As most people have said, estimates of calorie burn by fitness devices/cycling computers/etc are really not very accurate, for a variety of reasons - with the biggest variation coming from individual body weight and fitness.
One thing in particular I've always considered useless is calorie counts on gym exercise machines - they have no clue about the weight of the exerciser, which is the biggest contributor to calorie burn.
Having said that, I think it can still be very useful, but only when consistently using a single device and comparing it against itself. You can get a feel for day-to-day energy usage, even if the actual calorie count is not accurate. And I think the most useful devices for it are 24-hour wearable fitness trackers.

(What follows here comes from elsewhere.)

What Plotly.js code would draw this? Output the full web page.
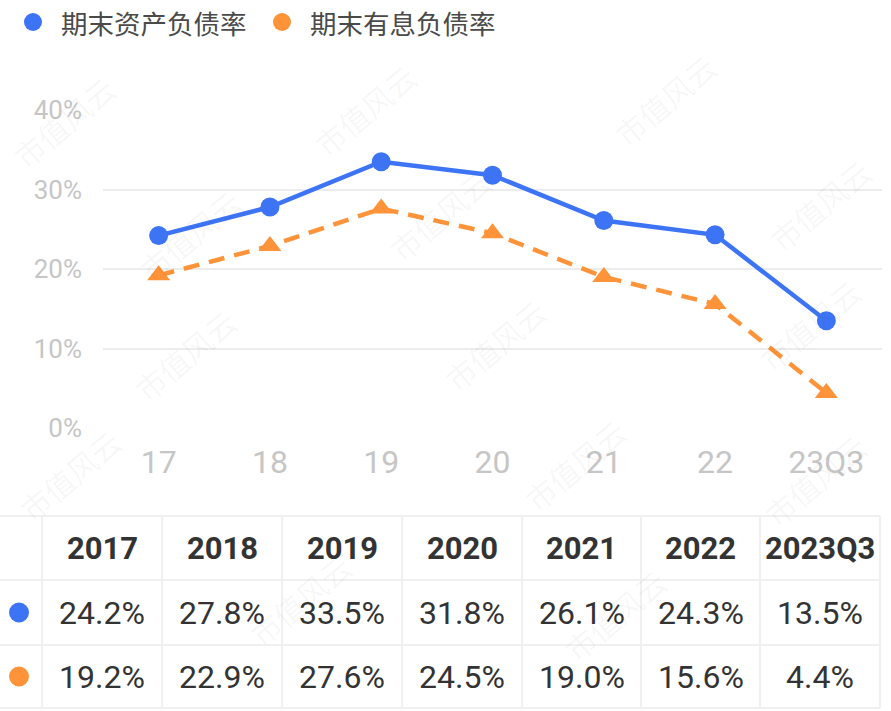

I wear a fitbit tracker, which has 24-hour tracking of my heart rate and all physical motion, it knows my age, and I tell it my weight every week so it can adjust for that. When I have a "moderately active" week (as in the usual calculator speak), it tends to estimate around 2,700 kcals usage per day (which is 100 kcals more than an online calculator I just tried).
I set myself a target to average 500 kcals more than that per day (fitbit kcals - they're arbitrary units, so it doesn't really matter if they're not quite the same as real kcals). I also try to keep my daily kcal intake (based on estimates for each food item) to 500 to 1,000 kcals less than my fitbit kcals burn rate.
I suspect the fitbit overestimates kcal burn when exercising hard as I have some surprisingly high-cal burn days on longer or harder rides (or harder gym sessions). But the net result of my approach is that I'm losing weight at around 0.5kg per week, and my fitness is definitely improving (rest HR is down to around 56bpm, from around 64 about a month ago, and in the 70s at New Year).
So, yes, if you treat it as an arbitrary number, and use the same device so that the arbitrary number is consistent, it does give you something to measure and compare against over time.